3.2. As per section 91(2) of the Finance Act, an appeal is deemed to have been withdrawn from the date on which Form 2 has been issued. Given the above deeming fiction, the requirement of subsection (3) of the said section to withdraw the appeal and furnish intimation along with form 3 may be avoided.

4. Recertification Proceeding

4.1. There is no clarity on the amount to be settled in case the rectification application is pending before the Assessing Officer/other authorities on the following issues:

a) TDS credit as claimed in the return of income which is not allowed while passing the assessment order needs to be considered as the amount paid for the purpose of VSVS settlement

b) Denial of set-off of undisputed brought-forward losses.

c) In case of rejection of the form for technical reasons, the Appellant may be allowed to resubmit the application with the correct particulars.

d) It is noticed that Form 2 has not been issued within the time prescribed under the statute.
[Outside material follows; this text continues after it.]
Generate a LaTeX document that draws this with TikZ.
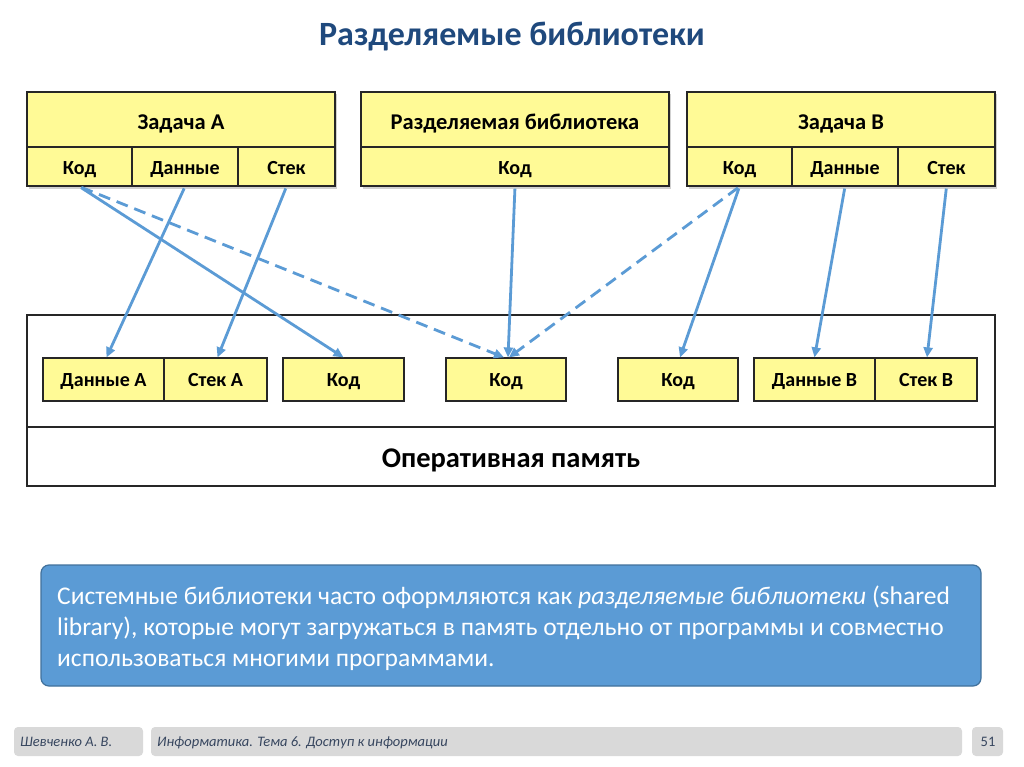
\documentclass[tikz,border=0pt]{standalone}
\usepackage{fontspec}
\setmainfont{Carlito}
\usetikzlibrary{arrows.meta,calc}
\definecolor{cellyellow}{RGB}{255,250,150}
\definecolor{arrowblue}{RGB}{91,155,213}
\definecolor{boxblue}{RGB}{91,155,213}
\definecolor{boxborder}{RGB}{65,113,156}
\definecolor{titleblue}{RGB}{31,73,125}
\definecolor{footgray}{RGB}{217,217,217}
\definecolor{foottext}{RGB}{55,70,95}
\begin{document}
\begin{tikzpicture}[x=1pt,y=-1pt,
  cell/.style={draw=black!85,line width=1.2pt,fill=cellyellow,inner sep=0pt,
    text height=16pt,text depth=0pt,
    font=\fontsize{20}{24}\selectfont\bfseries},
  headcell/.style={cell,minimum width=308pt,minimum height=55pt,text height=19.4pt,
    font=\fontsize{22.5}{26}\selectfont\bfseries},
  memcell/.style={cell,minimum height=43pt,text height=14pt},
  link/.style={draw=arrowblue,line width=2.8pt,-{Triangle[length=10pt,width=9pt]},shorten <=2pt},
  dlink/.style={link,dash pattern=on 12pt off 7pt},
  footbox/.style={fill=footgray,rounded corners=4pt,draw=none},
  foot/.style={font=\fontsize{14.5}{16}\selectfont\itshape,text=foottext,inner sep=0pt}
]
\useasboundingbox (0,0) rectangle (1024,767);
\fill[white] (0,0) rectangle (1024,767);

% title
\node[font=\fontsize{34}{38}\selectfont\bfseries,text=titleblue] (title) at (512,37) {Разделяемые библиотеки};

% Task A
\fill[black,opacity=0.18] (29,94) rectangle (337,189);
\node[headcell] (tA) at (181,119.5) {Задача А};
\node[cell,minimum width=105pt,minimum height=39pt] (tAk) at (79.5,166.5) {Код};
\node[cell,minimum width=106pt,minimum height=39pt] (tAd) at (185,166.5) {Данные};
\node[cell,minimum width=97pt,minimum height=39pt] (tAs) at (286.5,166.5) {Стек};

% Shared library
\fill[black,opacity=0.18] (363,94) rectangle (671,189);
\node[headcell] (tL) at (515,119.5) {Разделяемая библиотека};
\node[cell,minimum width=308pt,minimum height=39pt] (tLk) at (515,166.5) {Код};

% Task B
\fill[black,opacity=0.18] (689,94) rectangle (997,189);
\node[headcell] (tB) at (841,119.5) {Задача В};
\node[cell,minimum width=105pt,minimum height=39pt] (tBk) at (739.5,166.5) {Код};
\node[cell,minimum width=106pt,minimum height=39pt] (tBd) at (845,166.5) {Данные};
\node[cell,minimum width=97pt,minimum height=39pt] (tBs) at (946.5,166.5) {Стек};

% Memory
\node[draw=black!85,line width=1.2pt,minimum width=968pt,minimum height=112pt,inner sep=0pt] (mem) at (511,371) {};
\node[draw=black!85,line width=1.2pt,minimum width=968pt,minimum height=59pt,inner sep=0pt,
  text height=21pt,text depth=0pt,
  font=\fontsize{28.5}{32}\selectfont\bfseries] (ram) at (511,456.5) {Оперативная память};

\node[memcell,minimum width=121pt] (mAd) at (103.5,379.5) {Данные А};
\node[memcell,minimum width=103pt] (mAs) at (215.5,379.5) {Стек А};
\node[memcell,minimum width=121pt] (mAk) at (343.5,379.5) {Код};
\node[memcell,minimum width=120pt] (mLk) at (506,379.5) {Код};
\node[memcell,minimum width=120pt] (mBk) at (678,379.5) {Код};
\node[memcell,minimum width=121pt] (mBd) at (814.5,379.5) {Данные В};
\node[memcell,minimum width=102pt] (mBs) at (926,379.5) {Стек В};

% connectors
\draw[link] (tAk.south) -- (mAk.north);
\draw[dlink] (tAk.south) -- ($(mLk.north)+(-2,0)$);
\draw[link] (tAd.south) -- ($(mAd.north)+(3,0)$);
\draw[link] (tAs.south) -- ($(mAs.north)+(2,0)$);
\draw[link] (tLk.south) -- ($(mLk.north)+(2,0)$);
\draw[dlink] (tBk.south) -- ($(mLk.north)+(3,0)$);
\draw[link] (tBk.south) -- ($(mBk.north)+(2,0)$);
\draw[link] (tBd.south) -- (mBd.north);
\draw[link] (tBs.south) -- ($(mBs.north)+(1,0)$);

% blue note
\node[fill=boxblue,draw=boxborder,line width=1.2pt,rounded corners=8pt,minimum width=940pt,minimum height=121pt,inner sep=0pt] (note) at (511,625.5) {};
\node[anchor=north west,inner sep=0pt,align=left,text=white,font=\fontsize{25.5}{31}\selectfont] (notetext) at (57,586)
 {Системные библиотеки часто оформляются как \textit{разделяемые библиотеки} (shared\\
 library), которые могут загружаться в память отдельно от программы и совместно\\
 использоваться многими программами.};

% footer
\node[footbox,minimum width=129pt,minimum height=29pt,inner sep=0pt] (f1) at (78.5,741.5) {};
\node[footbox,minimum width=811pt,minimum height=29pt,inner sep=0pt] (f2) at (556.5,741.5) {};
\node[footbox,minimum width=31pt,minimum height=29pt,inner sep=0pt] (f3) at (987.5,741.5) {};
\node[foot,anchor=base west] (f1t) at (20,746.5) {Шевченко А. В.};
\node[foot,anchor=base west] (f2t) at (157,746.5) {Информатика. Тема 6. Доступ к информации};
\node[foot,font=\fontsize{14.5}{16}\selectfont,anchor=base] (f3t) at (988,746.5) {51};
\end{tikzpicture}
\end{document}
Further, delay in payment or filing of form 3, if any, may be condoned to avoid rejection and refiling/reissue of the form under the said scheme.

4.2 A speedy disposal of the rectification application should be ensured before filing Form 1 or before processing Form 2.

5. Technical issues

5.1. There is an issue with respect to the aggregation of the amount payable before 31 December 2024 and the amount payable after 1 January 2025. Ideally the same should not be aggregated leading to confusion.

5.2. Though most of the clauses/schedules inform 1 under the Scheme are not applicable to all the taxpayers, the same is populated in the form, leading to unnecessary confusion. It is recommended to collapse/hide the same in the final form.

5.3. In Part B of Form 1, the schedules are not clearly titled to distinguish between disputed taxes, penalties, interest, etc. Multiple schedules with the same title lead to confusion while selecting the correct option. 5.4. There is no provision to claim TDS credit if the same has not been claimed in the Income tax return (ITR) or if the ITR has not been filed. Similarly, there is no provision to claim other tax credits, such as TCS or relief under sections 91/90 etc of the Act.